Aujourd’hui à la tête du Théâtre Spalatorie/Laverie, à Chisinau, elle produit et accueille des spectacles et des performances, cherchant à provoquer des débats, à délier les langues de ses compatriotes, à leur insuffler un vent de liberté. Comme le suggère le slogan du théâtre, « Avec nous le monde est plus libre, le monde est plus propre ! »…

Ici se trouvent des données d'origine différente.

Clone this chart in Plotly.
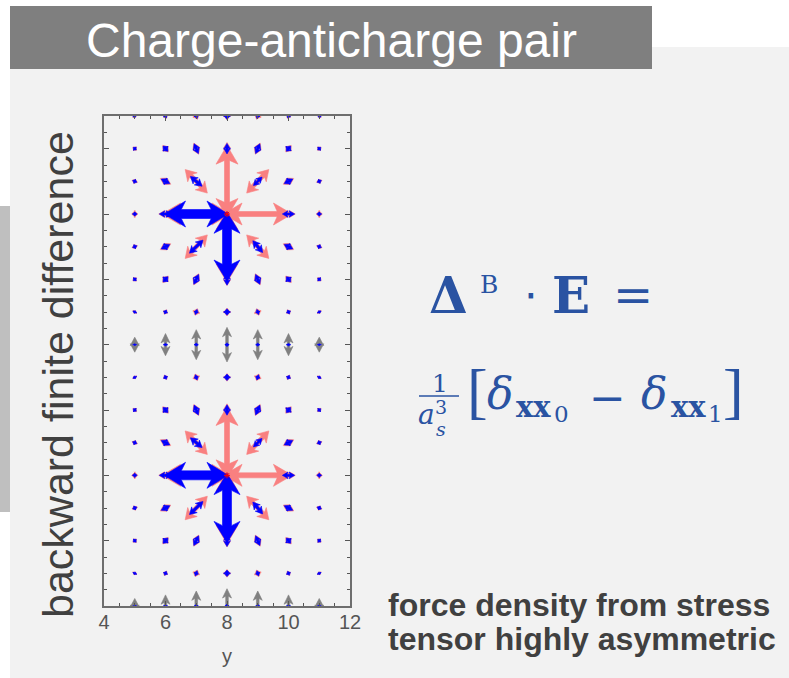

L’écriture de Nicoleta Esinencu se compose de cris, expose les douleurs et nous met face à l’insupportable des mots. Si cette écriture porte des combats propres au contexte moldave, les enjeux qu’elle déploie vont bien au-delà, que ce soit par le questionnement – poétique et politique – de la langue, ou par ses réflexions – ses engagements – sur la condition féminine, ou le(s) sentiment(s) nationaliste(s).